Code that draws figures
+ + + +

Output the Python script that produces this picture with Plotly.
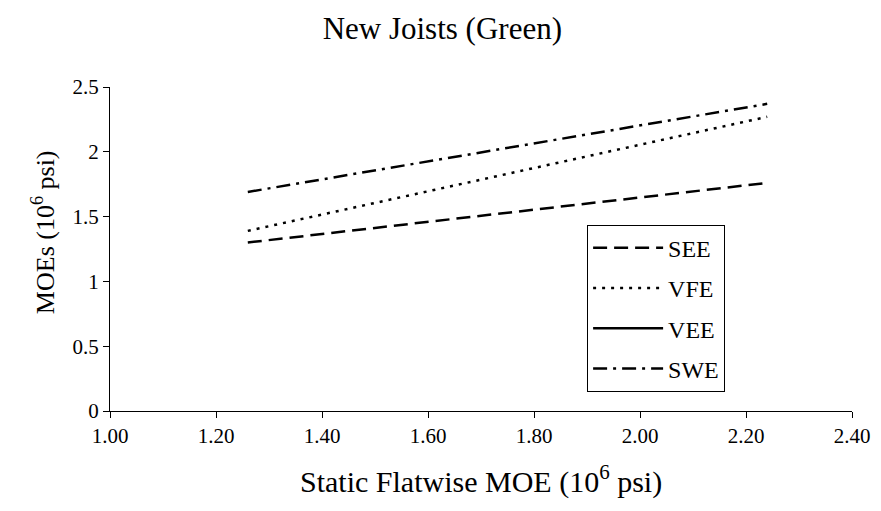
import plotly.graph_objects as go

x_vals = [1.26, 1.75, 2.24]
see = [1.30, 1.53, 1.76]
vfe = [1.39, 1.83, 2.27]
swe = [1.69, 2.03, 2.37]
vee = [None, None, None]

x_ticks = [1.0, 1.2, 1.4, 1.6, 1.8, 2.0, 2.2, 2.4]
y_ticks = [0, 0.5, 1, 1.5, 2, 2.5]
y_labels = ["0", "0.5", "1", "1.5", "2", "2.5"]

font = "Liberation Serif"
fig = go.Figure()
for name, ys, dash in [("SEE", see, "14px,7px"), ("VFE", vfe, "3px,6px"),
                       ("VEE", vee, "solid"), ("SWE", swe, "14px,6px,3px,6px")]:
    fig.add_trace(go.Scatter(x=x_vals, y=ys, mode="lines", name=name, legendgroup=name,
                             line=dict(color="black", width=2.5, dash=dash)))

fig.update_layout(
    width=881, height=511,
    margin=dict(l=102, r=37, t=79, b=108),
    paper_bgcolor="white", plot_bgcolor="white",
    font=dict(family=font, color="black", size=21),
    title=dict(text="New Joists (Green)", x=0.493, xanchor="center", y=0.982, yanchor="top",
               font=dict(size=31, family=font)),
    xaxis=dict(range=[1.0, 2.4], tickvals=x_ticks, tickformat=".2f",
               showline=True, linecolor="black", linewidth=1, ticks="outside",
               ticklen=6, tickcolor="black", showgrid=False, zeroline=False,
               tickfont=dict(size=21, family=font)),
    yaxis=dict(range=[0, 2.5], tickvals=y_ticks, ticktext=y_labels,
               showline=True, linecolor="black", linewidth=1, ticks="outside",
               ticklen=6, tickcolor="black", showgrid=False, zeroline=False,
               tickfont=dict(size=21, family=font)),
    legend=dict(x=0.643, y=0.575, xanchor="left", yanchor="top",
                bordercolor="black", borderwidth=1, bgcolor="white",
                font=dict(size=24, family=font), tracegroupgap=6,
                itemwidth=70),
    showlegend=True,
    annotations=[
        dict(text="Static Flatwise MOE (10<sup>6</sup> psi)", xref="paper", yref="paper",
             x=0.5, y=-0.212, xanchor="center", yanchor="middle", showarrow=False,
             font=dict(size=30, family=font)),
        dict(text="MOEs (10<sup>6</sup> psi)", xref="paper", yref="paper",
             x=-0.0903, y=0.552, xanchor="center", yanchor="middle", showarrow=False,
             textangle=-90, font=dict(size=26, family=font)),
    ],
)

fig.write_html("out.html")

+ + + +

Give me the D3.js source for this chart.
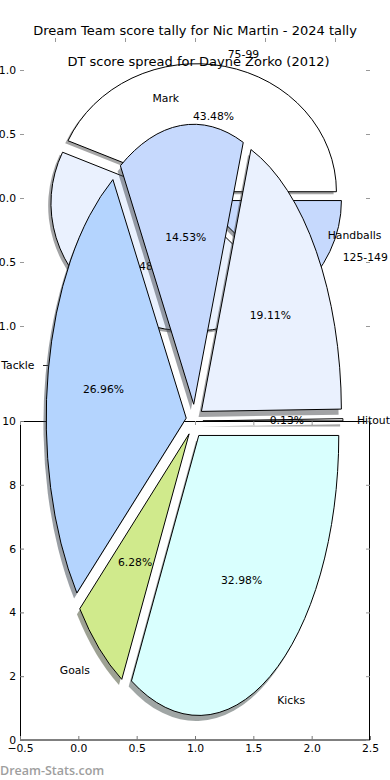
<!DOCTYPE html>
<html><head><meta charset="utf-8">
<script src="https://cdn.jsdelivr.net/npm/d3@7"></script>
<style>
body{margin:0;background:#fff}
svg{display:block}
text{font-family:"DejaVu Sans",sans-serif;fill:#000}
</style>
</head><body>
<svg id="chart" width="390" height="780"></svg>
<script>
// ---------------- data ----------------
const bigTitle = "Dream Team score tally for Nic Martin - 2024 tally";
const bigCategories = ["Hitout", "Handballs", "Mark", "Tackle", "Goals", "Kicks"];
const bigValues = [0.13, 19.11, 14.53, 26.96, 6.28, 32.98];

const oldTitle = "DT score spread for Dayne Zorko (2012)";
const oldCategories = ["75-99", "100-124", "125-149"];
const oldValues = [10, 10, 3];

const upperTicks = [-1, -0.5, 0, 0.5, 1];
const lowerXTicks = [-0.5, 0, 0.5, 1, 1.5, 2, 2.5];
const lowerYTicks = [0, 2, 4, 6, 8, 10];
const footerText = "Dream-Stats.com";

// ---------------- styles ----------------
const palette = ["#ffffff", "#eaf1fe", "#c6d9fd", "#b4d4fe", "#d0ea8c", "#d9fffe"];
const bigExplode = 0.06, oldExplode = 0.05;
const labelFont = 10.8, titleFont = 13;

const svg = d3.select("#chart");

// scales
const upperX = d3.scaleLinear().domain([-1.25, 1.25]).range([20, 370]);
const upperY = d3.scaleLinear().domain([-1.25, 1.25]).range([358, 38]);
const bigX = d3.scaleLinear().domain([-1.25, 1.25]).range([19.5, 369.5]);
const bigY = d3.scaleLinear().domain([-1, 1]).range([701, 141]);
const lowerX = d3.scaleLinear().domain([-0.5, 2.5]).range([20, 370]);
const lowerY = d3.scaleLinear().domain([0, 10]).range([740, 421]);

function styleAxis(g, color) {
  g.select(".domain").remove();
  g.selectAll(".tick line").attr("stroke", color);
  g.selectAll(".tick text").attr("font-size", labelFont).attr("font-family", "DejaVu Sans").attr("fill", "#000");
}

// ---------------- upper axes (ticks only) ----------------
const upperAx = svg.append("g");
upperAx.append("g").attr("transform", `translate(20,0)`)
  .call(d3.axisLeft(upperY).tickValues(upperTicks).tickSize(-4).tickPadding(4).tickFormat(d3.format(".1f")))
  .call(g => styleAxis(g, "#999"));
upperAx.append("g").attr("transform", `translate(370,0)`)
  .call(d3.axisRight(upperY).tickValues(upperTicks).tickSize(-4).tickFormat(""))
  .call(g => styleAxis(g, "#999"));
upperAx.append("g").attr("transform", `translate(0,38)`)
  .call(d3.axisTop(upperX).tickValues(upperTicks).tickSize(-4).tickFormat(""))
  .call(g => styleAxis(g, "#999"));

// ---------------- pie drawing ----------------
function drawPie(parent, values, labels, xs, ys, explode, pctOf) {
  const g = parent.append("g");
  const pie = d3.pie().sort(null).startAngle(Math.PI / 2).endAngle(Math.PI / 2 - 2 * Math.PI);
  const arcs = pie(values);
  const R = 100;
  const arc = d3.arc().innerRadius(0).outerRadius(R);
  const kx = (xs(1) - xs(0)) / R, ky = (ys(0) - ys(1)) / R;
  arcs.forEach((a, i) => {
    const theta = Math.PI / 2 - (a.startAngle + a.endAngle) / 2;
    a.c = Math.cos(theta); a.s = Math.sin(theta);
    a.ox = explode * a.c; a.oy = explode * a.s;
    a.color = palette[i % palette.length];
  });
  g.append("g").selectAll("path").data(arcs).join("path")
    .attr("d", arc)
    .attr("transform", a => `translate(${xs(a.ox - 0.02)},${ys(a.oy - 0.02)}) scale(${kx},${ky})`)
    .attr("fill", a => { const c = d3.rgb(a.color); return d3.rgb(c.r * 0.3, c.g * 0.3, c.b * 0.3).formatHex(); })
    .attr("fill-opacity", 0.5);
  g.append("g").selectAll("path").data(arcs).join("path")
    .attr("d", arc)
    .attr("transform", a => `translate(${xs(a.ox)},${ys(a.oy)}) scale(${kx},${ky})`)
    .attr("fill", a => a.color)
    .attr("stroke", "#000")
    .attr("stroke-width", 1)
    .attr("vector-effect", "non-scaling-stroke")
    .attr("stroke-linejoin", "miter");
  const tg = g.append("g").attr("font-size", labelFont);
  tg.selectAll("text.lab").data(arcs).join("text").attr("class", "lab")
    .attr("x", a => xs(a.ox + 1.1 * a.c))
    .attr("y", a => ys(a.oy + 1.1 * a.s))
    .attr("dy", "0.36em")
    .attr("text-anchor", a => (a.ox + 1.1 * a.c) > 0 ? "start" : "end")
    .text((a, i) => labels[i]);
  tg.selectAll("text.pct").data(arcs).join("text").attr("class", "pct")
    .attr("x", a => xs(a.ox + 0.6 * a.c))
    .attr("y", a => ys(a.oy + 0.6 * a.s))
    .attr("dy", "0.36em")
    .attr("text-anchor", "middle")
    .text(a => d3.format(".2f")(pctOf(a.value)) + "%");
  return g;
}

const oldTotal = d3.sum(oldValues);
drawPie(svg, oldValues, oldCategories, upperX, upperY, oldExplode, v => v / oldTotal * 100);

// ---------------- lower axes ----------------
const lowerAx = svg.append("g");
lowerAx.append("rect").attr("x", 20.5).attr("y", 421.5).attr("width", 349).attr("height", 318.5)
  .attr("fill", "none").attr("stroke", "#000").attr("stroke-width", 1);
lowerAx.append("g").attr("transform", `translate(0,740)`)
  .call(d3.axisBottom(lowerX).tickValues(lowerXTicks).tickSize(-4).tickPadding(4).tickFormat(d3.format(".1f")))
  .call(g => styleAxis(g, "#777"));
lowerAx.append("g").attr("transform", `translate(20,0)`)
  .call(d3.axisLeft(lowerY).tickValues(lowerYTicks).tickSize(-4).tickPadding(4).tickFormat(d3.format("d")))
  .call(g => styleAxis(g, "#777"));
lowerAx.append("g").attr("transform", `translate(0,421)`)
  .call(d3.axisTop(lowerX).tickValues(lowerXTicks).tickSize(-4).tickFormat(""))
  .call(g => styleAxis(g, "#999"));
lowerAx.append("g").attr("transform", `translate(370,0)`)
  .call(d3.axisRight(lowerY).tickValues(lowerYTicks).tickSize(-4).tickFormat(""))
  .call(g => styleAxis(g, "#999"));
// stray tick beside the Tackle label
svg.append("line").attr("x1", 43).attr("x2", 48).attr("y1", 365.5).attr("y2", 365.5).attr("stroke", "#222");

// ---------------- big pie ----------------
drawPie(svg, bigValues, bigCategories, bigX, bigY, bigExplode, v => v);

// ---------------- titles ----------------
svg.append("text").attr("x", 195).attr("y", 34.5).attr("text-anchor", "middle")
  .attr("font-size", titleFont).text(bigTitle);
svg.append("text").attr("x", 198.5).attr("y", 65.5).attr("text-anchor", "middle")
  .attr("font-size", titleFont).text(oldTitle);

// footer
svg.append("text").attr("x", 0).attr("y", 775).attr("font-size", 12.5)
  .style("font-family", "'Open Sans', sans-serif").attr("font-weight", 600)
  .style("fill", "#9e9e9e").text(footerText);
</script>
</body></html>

+ + + +

Directions for this task: From the records above, copy exactly the stretch from the line holding "Give me the D3.js source for this chart." through the line holding "d3.scaleLinear().domain([0, 10]).range([740, 421]);", both ends included, without the pictures.

Final result:
Give me the D3.js source for this chart.
<!DOCTYPE html>
<html><head><meta charset="utf-8">
<script src="https://cdn.jsdelivr.net/npm/d3@7"></script>
<style>
body{margin:0;background:#fff}
svg{display:block}
text{font-family:"DejaVu Sans",sans-serif;fill:#000}
</style>
</head><body>
<svg id="chart" width="390" height="780"></svg>
<script>
// ---------------- data ----------------
const bigTitle = "Dream Team score tally for Nic Martin - 2024 tally";
const bigCategories = ["Hitout", "Handballs", "Mark", "Tackle", "Goals", "Kicks"];
const bigValues = [0.13, 19.11, 14.53, 26.96, 6.28, 32.98];

const oldTitle = "DT score spread for Dayne Zorko (2012)";
const oldCategories = ["75-99", "100-124", "125-149"];
const oldValues = [10, 10, 3];

const upperTicks = [-1, -0.5, 0, 0.5, 1];
const lowerXTicks = [-0.5, 0, 0.5, 1, 1.5, 2, 2.5];
const lowerYTicks = [0, 2, 4, 6, 8, 10];
const footerText = "Dream-Stats.com";

// ---------------- styles ----------------
const palette = ["#ffffff", "#eaf1fe", "#c6d9fd", "#b4d4fe", "#d0ea8c", "#d9fffe"];
const bigExplode = 0.06, oldExplode = 0.05;
const labelFont = 10.8, titleFont = 13;

const svg = d3.select("#chart");

// scales
const upperX = d3.scaleLinear().domain([-1.25, 1.25]).range([20, 370]);
const upperY = d3.scaleLinear().domain([-1.25, 1.25]).range([358, 38]);
const bigX = d3.scaleLinear().domain([-1.25, 1.25]).range([19.5, 369.5]);
const bigY = d3.scaleLinear().domain([-1, 1]).range([701, 141]);
const lowerX = d3.scaleLinear().domain([-0.5, 2.5]).range([20, 370]);
const lowerY = d3.scaleLinear().domain([0, 10]).range([740, 421]);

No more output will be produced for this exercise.